### Objective
Sift the material for lines containing "React", and return them.

## BEGIN Records shown

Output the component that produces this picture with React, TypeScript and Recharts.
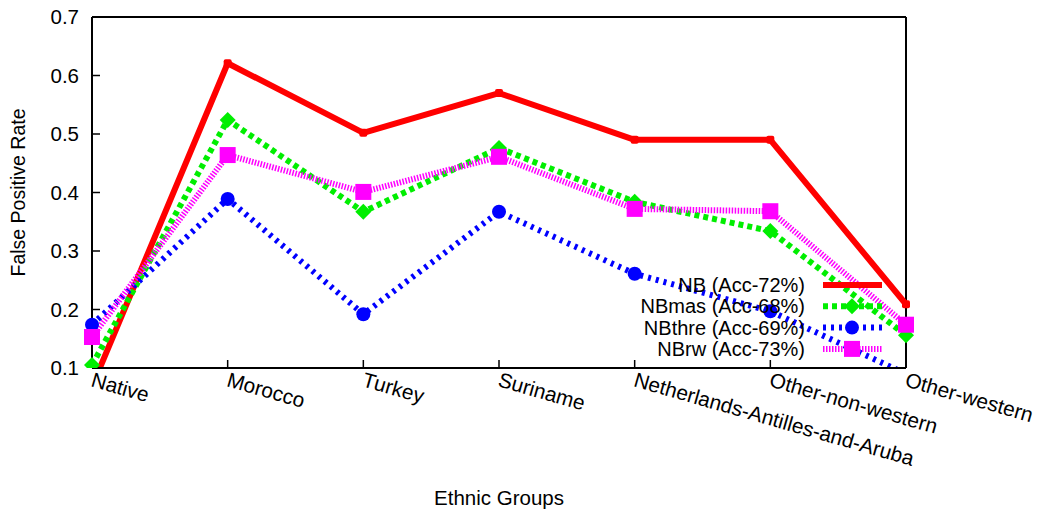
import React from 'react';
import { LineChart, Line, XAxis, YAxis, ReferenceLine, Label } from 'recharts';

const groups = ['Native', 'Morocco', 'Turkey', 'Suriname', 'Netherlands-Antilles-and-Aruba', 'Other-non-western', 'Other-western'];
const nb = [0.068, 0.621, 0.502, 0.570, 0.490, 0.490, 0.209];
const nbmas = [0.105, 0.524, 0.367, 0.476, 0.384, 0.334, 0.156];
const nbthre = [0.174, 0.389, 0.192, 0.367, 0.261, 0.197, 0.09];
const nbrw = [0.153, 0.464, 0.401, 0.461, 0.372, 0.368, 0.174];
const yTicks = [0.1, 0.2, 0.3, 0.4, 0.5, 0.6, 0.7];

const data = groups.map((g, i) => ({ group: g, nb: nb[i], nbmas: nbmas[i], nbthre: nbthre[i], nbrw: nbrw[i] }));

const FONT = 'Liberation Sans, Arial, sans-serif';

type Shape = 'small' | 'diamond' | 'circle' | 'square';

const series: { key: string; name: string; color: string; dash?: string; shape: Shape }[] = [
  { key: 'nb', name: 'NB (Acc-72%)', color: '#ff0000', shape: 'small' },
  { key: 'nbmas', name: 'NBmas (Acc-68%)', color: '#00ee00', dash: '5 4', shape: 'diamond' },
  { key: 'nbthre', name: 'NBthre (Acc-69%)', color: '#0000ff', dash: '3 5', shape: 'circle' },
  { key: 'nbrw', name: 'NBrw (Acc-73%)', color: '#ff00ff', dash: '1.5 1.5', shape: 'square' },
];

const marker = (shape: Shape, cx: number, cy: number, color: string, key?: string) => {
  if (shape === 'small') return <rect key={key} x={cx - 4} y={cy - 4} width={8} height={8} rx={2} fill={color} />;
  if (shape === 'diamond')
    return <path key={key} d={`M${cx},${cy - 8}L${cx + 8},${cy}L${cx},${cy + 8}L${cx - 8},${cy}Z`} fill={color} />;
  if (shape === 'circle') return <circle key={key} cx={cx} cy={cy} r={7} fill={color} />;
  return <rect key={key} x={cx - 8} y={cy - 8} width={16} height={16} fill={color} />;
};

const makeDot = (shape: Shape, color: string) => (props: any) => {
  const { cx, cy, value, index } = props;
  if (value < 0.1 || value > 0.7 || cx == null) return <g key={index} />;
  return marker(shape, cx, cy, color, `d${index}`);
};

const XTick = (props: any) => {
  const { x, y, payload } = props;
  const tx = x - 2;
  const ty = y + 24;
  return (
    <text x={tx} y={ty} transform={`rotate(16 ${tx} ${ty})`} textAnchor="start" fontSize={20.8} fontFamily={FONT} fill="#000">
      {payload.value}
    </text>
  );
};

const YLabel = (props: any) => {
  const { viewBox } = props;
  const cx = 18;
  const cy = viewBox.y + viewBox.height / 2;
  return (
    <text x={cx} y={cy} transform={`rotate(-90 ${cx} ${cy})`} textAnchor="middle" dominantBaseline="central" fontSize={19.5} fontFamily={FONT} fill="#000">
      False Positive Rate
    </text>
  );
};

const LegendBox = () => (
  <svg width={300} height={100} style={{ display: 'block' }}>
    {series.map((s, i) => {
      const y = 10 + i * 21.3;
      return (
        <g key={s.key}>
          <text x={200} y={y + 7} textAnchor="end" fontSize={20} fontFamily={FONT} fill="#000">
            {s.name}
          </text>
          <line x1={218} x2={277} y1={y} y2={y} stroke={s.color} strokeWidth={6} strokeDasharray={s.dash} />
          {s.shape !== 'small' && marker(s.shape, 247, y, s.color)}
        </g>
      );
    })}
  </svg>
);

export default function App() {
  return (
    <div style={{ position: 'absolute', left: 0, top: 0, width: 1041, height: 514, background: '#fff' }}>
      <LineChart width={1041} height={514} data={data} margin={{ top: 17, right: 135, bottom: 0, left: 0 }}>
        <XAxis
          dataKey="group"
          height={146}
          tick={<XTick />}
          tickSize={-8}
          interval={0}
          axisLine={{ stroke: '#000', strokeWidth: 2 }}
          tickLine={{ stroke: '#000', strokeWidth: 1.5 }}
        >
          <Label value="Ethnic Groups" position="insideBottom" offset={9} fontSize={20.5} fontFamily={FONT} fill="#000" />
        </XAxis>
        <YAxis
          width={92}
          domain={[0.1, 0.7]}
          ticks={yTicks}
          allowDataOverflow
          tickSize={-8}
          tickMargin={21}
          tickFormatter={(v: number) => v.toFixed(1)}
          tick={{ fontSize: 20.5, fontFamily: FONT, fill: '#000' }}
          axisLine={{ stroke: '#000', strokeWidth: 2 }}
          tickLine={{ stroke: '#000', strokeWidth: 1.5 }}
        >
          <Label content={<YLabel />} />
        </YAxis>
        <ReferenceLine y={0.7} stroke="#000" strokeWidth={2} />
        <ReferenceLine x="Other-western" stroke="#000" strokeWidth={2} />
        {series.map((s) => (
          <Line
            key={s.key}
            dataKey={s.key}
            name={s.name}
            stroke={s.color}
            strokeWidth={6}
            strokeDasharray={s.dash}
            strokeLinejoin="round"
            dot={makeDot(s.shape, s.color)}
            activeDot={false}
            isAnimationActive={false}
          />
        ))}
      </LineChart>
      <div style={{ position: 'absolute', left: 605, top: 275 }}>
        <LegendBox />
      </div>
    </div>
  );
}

## END Records shown
## BEGIN Records shown

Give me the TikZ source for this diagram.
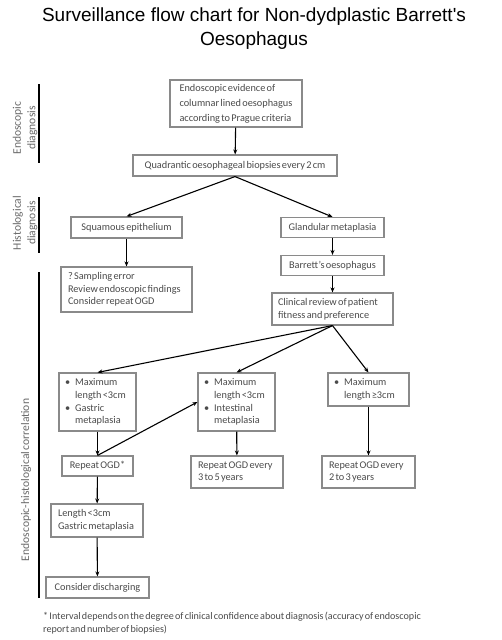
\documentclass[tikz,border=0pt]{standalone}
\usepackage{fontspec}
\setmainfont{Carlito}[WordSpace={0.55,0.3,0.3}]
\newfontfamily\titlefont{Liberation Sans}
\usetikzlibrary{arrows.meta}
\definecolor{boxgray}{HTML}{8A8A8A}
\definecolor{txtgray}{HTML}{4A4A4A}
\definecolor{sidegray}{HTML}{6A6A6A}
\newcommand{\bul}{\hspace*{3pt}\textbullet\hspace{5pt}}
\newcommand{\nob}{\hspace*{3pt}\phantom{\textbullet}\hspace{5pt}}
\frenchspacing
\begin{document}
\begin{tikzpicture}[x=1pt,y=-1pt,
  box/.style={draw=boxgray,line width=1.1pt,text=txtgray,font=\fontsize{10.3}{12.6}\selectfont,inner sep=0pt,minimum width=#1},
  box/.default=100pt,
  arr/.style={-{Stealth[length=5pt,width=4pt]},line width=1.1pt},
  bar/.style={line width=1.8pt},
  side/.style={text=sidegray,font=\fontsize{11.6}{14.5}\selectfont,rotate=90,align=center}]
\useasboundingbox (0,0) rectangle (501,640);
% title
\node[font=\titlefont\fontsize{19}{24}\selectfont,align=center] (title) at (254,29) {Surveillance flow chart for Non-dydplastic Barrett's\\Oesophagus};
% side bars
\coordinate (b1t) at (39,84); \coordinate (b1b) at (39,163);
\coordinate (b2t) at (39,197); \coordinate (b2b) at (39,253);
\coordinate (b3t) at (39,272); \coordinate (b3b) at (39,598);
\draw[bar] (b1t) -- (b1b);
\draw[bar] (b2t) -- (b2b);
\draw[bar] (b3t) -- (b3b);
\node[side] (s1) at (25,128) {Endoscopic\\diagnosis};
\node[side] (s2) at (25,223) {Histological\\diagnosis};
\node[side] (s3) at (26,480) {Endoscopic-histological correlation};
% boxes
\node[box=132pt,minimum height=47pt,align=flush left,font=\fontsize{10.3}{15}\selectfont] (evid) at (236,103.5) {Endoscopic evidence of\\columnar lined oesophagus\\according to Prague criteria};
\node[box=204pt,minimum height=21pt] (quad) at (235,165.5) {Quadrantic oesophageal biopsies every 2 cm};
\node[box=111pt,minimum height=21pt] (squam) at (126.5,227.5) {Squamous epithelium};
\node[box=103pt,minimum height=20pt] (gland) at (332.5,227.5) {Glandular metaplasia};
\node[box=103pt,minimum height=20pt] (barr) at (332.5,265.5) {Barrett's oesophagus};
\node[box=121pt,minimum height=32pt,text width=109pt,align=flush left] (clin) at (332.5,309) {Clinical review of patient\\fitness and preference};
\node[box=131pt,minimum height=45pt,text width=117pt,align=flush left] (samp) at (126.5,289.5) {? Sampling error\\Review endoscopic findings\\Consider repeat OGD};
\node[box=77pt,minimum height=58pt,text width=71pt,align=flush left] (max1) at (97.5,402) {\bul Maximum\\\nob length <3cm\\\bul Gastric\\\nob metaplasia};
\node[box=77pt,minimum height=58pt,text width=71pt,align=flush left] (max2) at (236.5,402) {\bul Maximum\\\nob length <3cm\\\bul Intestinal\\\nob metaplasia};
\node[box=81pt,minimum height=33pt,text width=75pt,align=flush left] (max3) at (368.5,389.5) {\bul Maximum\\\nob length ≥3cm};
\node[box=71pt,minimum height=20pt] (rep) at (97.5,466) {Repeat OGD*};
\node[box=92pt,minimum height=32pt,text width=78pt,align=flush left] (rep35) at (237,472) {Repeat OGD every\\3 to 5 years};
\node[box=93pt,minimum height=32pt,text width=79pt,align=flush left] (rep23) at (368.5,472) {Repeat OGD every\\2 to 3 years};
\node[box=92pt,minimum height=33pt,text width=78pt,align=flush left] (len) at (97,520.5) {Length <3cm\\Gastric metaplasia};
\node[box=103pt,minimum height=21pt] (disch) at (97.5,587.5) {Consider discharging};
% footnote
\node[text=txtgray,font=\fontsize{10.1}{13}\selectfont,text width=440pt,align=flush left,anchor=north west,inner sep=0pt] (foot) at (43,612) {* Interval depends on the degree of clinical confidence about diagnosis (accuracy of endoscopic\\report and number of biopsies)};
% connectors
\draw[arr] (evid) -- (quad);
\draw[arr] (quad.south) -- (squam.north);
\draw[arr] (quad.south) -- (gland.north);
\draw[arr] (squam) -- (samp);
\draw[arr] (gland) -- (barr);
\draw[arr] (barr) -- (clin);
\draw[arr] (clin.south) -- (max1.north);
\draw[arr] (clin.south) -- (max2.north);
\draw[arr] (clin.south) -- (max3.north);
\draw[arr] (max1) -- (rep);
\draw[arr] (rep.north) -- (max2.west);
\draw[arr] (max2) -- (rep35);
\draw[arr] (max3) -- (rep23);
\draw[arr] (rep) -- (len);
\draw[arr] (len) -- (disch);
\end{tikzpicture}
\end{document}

## END Records shown

### Response
Output the component that produces this picture with React, TypeScript and Recharts.
import React from 'react';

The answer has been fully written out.